> **Data extract**:
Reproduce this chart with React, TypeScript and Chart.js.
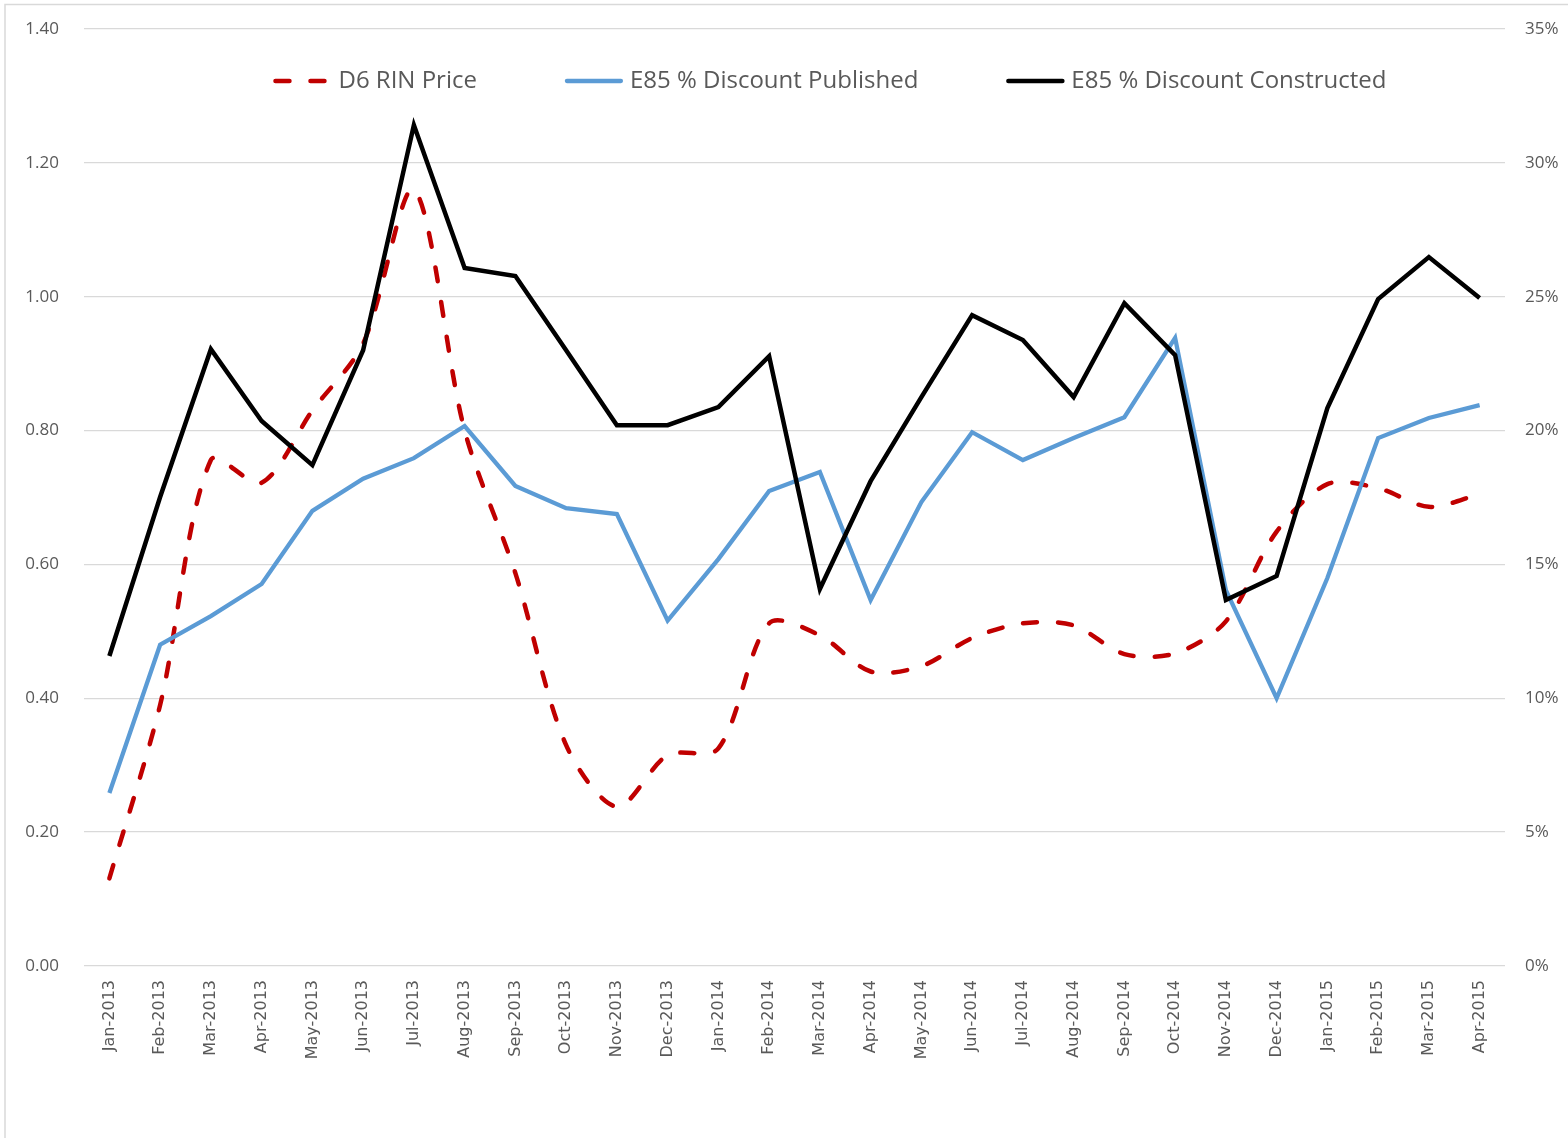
import React, { useEffect, useRef } from "react";
import { Chart, registerables } from "chart.js";

Chart.register(...registerables);

const months = [
  "Jan-2013", "Feb-2013", "Mar-2013", "Apr-2013", "May-2013", "Jun-2013",
  "Jul-2013", "Aug-2013", "Sep-2013", "Oct-2013", "Nov-2013", "Dec-2013",
  "Jan-2014", "Feb-2014", "Mar-2014", "Apr-2014", "May-2014", "Jun-2014",
  "Jul-2014", "Aug-2014", "Sep-2014", "Oct-2014", "Nov-2014", "Dec-2014",
  "Jan-2015", "Feb-2015", "Mar-2015", "Apr-2015",
];

// D6 RIN price ($, left axis)
const d6RinPrice = [
  0.131, 0.39, 0.756, 0.722, 0.83, 0.93, 1.16, 0.8, 0.587, 0.33, 0.238, 0.315,
  0.325, 0.512, 0.494, 0.44, 0.448, 0.49, 0.512, 0.509, 0.466, 0.467, 0.515, 0.649,
  0.72, 0.714, 0.686, 0.705,
];

// E85 % discount published (%, right axis)
const e85Published = [
  6.46, 12.0, 13.07, 14.27, 17.0, 18.2, 18.97, 20.17, 17.93, 17.1, 16.88, 12.9,
  15.2, 17.74, 18.45, 13.67, 17.33, 19.94, 18.9, 19.72, 20.5, 23.46, 14.04, 10.0,
  14.49, 19.72, 20.47, 20.95,
];

// E85 % discount constructed (%, right axis)
const e85Constructed = [
  11.58, 17.52, 23.04, 20.36, 18.71, 23.0, 31.41, 26.07, 25.77, 23.0, 20.2, 20.2,
  20.88, 22.78, 14.08, 18.11, 21.25, 24.31, 23.38, 21.25, 24.76, 22.82, 13.67, 14.57,
  20.84, 24.91, 26.48, 24.95,
];

const seriesLabels = ["D6 RIN Price", "E85 % Discount Published", "E85 % Discount Constructed"];

const TEXT = "#595959";
const GRID = "#d9d9d9";

const framePlugin = {
  id: "frame",
  beforeDraw(chart: any) {
    const { ctx, width, height } = chart;
    ctx.save();
    ctx.fillStyle = "#ffffff";
    ctx.fillRect(0, 0, width, height);
    ctx.strokeStyle = GRID;
    ctx.lineWidth = 1.5;
    ctx.strokeRect(5, 4.5, width + 20, height + 20);
    ctx.restore();
  },
};

const legendPlugin = {
  id: "customLegend",
  afterDraw(chart: any, _args: any, opts: any) {
    const ctx = chart.ctx;
    ctx.save();
    ctx.font = opts.font;
    const items = chart.data.datasets.map((ds: any) => ({
      label: ds.label,
      color: ds.borderColor,
      dash: ds.borderDash || [],
      width: ds.borderWidth,
    }));
    const widths = items.map(
      (it: any) => opts.sampleWidth + opts.textGap + ctx.measureText(it.label).width
    );
    const total =
      widths.reduce((a: number, b: number) => a + b, 0) + opts.itemGap * (items.length - 1);
    let x = opts.centerX - total / 2;
    const y = opts.y;
    items.forEach((it: any, i: number) => {
      ctx.beginPath();
      ctx.strokeStyle = it.color;
      ctx.lineWidth = it.width;
      ctx.lineCap = "round";
      ctx.setLineDash(it.dash);
      ctx.moveTo(x + 2, y);
      ctx.lineTo(x + opts.sampleWidth - 2, y);
      ctx.stroke();
      ctx.setLineDash([]);
      ctx.fillStyle = TEXT;
      ctx.textBaseline = "middle";
      ctx.textAlign = "left";
      ctx.fillText(it.label, x + opts.sampleWidth + opts.textGap, y);
      x += widths[i] + opts.itemGap;
    });
    ctx.restore();
  },
};

export default function App() {
  const canvasRef = useRef<HTMLCanvasElement | null>(null);

  useEffect(() => {
    const canvas = canvasRef.current;
    if (!canvas) return;
    const chart = new Chart(canvas, {
      type: "line",
      data: {
        labels: months,
        datasets: [
          {
            label: seriesLabels[0],
            data: d6RinPrice,
            yAxisID: "y",
            borderColor: "#c00000",
            backgroundColor: "#c00000",
            borderWidth: 4.5,
            borderDash: [14, 21],
            borderCapStyle: "round",
            tension: 0.3,
            pointRadius: 0,
            fill: false,
            order: 3,
          },
          {
            label: seriesLabels[1],
            data: e85Published,
            yAxisID: "y1",
            borderColor: "#5b9bd5",
            backgroundColor: "#5b9bd5",
            borderWidth: 4.3,
            tension: 0,
            pointRadius: 0,
            fill: false,
            order: 2,
          },
          {
            label: seriesLabels[2],
            data: e85Constructed,
            yAxisID: "y1",
            borderColor: "#000000",
            backgroundColor: "#000000",
            borderWidth: 4.5,
            tension: 0,
            pointRadius: 0,
            fill: false,
            order: 1,
          },
        ],
      },
      options: {
        responsive: false,
        animation: false,
        devicePixelRatio: 1,
        layout: { padding: { top: 29, left: 0, right: 0, bottom: 0 } },
        plugins: {
          legend: { display: false },
          tooltip: { enabled: false },
          customLegend: {
            font: "24px 'Open Sans'",
            sampleWidth: 58,
            textGap: 7,
            itemGap: 88,
            centerX: 830,
            y: 81,
          },
        } as any,
        scales: {
          x: {
            offset: true,
            grid: { display: false, drawTicks: false },
            border: { display: false },
            ticks: {
              autoSkip: false,
              maxRotation: 90,
              minRotation: 90,
              padding: 14,
              color: TEXT,
              font: { family: "DejaVu Sans", size: 16 },
            },
            afterFit: (s: any) => {
              s.height = 172;
            },
          },
          y: {
            position: "left",
            min: 0,
            max: 1.4,
            grid: {
              color: GRID,
              lineWidth: 1.3,
              drawTicks: true,
              tickLength: 22,
              tickColor: "rgba(0,0,0,0)",
            },
            border: { display: false },
            ticks: {
              stepSize: 0.2,
              padding: 3,
              color: TEXT,
              font: { family: "Open Sans", size: 17 },
              callback: (v: any) => Number(v).toFixed(2),
            },
            afterFit: (s: any) => {
              s.width = 84;
            },
          },
          y1: {
            position: "right",
            min: 0,
            max: 35,
            grid: {
              display: true,
              drawOnChartArea: false,
              drawTicks: true,
              tickLength: 17,
              tickColor: "rgba(0,0,0,0)",
              color: "rgba(0,0,0,0)",
            },
            border: { display: false },
            ticks: {
              stepSize: 5,
              padding: 3,
              color: TEXT,
              font: { family: "Open Sans", size: 17 },
              callback: (v: any) => Math.round(Number(v)) + "%",
            },
            afterFit: (s: any) => {
              s.width = 63;
            },
          },
        },
      },
      plugins: [framePlugin, legendPlugin],
    });
    return () => chart.destroy();
  }, []);

  return (
    <div style={{ position: "fixed", left: 0, top: 0, width: 1568, height: 1138, background: "#fff" }}>
      <canvas ref={canvasRef} width={1568} height={1138} style={{ display: "block" }} />
    </div>
  );
}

> **Request**: How many lines in the data contain the string "React"? Respond with the number only.

> **Result of the task**: 2